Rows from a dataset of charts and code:
++++++++++

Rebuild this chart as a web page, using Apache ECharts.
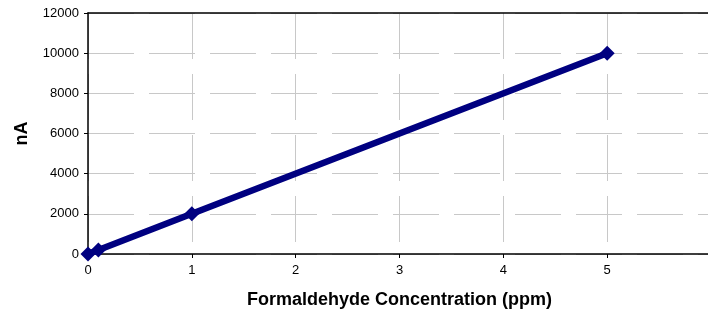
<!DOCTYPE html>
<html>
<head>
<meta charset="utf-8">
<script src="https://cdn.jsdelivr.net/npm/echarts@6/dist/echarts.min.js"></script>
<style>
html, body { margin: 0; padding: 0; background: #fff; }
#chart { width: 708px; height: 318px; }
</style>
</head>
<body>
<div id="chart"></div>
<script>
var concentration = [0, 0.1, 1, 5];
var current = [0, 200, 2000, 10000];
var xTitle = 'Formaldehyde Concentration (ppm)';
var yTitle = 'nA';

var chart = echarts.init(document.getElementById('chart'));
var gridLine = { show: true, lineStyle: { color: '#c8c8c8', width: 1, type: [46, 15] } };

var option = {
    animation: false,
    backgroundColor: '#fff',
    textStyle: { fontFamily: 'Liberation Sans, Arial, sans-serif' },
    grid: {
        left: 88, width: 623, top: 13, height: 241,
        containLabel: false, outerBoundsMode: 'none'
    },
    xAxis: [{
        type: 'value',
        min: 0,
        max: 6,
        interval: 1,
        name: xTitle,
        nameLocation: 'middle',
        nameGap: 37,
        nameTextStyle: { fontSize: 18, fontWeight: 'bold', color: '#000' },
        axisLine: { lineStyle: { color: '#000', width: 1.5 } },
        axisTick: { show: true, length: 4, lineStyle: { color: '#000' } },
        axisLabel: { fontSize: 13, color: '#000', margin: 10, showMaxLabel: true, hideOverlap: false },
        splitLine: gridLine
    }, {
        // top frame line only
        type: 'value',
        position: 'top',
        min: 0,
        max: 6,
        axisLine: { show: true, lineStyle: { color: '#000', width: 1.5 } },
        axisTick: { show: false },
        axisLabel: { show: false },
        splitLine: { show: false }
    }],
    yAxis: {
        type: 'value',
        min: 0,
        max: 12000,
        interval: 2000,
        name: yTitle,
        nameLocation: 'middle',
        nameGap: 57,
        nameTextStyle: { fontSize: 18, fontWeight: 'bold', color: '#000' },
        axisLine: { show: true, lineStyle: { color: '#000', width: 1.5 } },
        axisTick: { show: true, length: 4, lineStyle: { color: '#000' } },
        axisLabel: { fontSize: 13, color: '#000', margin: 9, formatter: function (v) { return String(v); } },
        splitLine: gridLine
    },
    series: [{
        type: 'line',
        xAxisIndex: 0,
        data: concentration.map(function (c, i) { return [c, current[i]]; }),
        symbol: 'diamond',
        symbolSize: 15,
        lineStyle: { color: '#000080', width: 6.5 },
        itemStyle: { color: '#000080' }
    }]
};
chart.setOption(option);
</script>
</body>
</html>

++++++++++

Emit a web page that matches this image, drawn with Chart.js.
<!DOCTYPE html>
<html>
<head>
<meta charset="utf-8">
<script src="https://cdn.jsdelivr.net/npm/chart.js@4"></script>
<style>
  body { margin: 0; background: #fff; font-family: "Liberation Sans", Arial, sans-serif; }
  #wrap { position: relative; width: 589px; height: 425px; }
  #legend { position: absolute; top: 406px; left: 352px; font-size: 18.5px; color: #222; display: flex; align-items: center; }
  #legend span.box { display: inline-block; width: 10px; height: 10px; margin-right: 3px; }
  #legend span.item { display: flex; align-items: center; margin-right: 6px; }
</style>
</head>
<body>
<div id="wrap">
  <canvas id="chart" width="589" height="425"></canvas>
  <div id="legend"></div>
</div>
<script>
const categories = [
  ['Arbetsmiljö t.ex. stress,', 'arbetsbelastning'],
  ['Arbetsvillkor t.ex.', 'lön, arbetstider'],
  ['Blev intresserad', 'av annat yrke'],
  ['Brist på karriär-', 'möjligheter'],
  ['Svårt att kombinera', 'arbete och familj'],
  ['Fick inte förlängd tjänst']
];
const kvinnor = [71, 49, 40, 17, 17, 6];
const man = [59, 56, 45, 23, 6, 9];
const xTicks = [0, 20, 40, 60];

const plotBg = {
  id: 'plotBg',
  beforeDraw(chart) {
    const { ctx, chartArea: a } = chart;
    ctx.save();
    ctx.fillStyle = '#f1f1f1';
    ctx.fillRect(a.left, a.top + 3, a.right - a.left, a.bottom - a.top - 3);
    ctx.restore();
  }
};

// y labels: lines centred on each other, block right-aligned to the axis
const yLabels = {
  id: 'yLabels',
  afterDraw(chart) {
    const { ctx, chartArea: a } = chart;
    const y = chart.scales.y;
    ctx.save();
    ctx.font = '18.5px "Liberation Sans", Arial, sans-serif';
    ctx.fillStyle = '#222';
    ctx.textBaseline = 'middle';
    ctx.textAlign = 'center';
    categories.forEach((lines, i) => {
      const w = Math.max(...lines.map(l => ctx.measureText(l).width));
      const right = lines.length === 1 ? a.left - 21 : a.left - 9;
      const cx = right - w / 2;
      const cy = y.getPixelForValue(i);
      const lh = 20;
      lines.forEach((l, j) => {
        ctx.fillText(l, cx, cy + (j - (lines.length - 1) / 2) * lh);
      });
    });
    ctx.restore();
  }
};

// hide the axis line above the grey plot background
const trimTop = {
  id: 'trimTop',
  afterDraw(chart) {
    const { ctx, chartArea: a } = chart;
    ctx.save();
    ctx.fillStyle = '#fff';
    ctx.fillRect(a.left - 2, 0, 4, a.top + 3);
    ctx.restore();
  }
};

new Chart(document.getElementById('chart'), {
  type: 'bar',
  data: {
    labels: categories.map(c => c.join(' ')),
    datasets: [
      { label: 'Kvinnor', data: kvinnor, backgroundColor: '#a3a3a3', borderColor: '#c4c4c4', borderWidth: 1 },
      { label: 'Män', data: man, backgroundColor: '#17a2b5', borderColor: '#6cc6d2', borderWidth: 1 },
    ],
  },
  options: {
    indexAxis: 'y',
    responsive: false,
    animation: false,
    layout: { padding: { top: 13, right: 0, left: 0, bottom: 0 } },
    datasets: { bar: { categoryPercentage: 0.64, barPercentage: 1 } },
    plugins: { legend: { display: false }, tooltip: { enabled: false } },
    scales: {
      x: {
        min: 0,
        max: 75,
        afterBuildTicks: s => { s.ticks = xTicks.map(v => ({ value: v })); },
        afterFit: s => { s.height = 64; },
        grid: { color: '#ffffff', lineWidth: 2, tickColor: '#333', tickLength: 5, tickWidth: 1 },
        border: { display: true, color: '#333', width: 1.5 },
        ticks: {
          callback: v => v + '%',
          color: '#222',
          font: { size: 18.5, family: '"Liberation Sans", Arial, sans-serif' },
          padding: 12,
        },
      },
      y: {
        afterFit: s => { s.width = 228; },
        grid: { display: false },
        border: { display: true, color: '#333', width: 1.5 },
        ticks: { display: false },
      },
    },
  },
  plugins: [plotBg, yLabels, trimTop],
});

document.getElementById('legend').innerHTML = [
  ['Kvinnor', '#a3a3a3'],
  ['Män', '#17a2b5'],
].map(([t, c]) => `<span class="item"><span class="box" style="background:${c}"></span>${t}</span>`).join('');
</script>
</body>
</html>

++++++++++

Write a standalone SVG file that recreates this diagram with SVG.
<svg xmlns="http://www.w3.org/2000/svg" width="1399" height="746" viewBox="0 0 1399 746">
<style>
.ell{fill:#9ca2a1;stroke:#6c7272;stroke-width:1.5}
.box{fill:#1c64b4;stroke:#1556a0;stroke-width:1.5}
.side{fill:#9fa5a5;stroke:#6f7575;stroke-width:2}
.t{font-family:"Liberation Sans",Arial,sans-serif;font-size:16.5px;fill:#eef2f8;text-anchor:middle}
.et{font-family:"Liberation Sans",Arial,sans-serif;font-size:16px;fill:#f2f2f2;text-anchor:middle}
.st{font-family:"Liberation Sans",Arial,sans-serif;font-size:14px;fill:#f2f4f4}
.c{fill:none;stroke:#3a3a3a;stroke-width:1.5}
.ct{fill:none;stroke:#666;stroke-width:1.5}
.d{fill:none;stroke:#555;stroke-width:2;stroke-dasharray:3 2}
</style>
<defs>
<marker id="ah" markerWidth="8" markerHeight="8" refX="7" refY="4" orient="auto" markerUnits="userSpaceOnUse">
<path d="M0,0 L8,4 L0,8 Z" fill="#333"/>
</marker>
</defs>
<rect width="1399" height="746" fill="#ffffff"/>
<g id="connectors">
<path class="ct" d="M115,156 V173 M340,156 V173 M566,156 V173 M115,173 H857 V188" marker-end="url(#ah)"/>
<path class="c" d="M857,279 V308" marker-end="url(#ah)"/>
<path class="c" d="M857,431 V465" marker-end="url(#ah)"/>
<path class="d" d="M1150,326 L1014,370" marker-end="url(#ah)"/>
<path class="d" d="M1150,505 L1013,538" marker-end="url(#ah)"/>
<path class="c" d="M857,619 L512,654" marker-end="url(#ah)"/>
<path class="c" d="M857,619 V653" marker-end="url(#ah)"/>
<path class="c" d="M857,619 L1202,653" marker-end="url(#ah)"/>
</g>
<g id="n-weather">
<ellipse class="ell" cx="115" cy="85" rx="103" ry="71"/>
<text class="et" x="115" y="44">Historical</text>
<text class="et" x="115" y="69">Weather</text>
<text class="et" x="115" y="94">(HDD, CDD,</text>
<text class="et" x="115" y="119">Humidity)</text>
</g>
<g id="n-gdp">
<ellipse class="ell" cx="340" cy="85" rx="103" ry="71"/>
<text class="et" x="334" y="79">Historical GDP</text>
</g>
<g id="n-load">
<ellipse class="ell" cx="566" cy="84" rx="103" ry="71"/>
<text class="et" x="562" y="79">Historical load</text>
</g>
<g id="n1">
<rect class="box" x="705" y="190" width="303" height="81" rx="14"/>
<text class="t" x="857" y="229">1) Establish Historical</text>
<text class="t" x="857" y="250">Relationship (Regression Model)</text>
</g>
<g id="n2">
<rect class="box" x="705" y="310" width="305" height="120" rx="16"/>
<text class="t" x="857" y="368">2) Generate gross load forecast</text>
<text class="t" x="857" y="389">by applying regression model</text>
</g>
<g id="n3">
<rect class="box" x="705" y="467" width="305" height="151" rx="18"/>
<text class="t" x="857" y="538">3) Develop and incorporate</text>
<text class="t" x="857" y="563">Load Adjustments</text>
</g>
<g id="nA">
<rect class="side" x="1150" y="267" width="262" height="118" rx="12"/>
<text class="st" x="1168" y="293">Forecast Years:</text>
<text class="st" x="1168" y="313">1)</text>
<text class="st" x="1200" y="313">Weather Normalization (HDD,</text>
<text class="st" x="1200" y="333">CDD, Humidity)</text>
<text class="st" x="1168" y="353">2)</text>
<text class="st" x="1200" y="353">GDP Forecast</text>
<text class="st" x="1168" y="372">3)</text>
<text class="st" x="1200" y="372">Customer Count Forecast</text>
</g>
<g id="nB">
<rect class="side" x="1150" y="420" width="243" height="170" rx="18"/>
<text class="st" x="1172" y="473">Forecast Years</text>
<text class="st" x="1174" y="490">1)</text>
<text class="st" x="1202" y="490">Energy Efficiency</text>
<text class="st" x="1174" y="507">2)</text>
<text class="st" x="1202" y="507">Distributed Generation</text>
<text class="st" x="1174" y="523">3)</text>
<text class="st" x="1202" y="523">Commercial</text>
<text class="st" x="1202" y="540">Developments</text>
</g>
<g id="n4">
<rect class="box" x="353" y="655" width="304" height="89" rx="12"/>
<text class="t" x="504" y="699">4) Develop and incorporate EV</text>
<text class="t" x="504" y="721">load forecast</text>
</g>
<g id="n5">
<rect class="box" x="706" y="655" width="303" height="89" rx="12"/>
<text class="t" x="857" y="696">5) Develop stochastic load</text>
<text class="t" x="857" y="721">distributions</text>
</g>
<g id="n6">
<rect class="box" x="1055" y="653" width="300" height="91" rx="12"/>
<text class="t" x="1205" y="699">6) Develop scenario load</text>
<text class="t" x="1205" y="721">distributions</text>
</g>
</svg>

++++++++++

— Description of the task —
From the listing above, repeat only the lines between the line containing "Rebuild this chart" and the line containing "type: [46, 15]", those two included. Pictures are not part of the copy.

— Exercise answer —
Rebuild this chart as a web page, using Apache ECharts.
<!DOCTYPE html>
<html>
<head>
<meta charset="utf-8">
<script src="https://cdn.jsdelivr.net/npm/echarts@6/dist/echarts.min.js"></script>
<style>
html, body { margin: 0; padding: 0; background: #fff; }
#chart { width: 708px; height: 318px; }
</style>
</head>
<body>
<div id="chart"></div>
<script>
var concentration = [0, 0.1, 1, 5];
var current = [0, 200, 2000, 10000];
var xTitle = 'Formaldehyde Concentration (ppm)';
var yTitle = 'nA';

var chart = echarts.init(document.getElementById('chart'));
var gridLine = { show: true, lineStyle: { color: '#c8c8c8', width: 1, type: [46, 15] } };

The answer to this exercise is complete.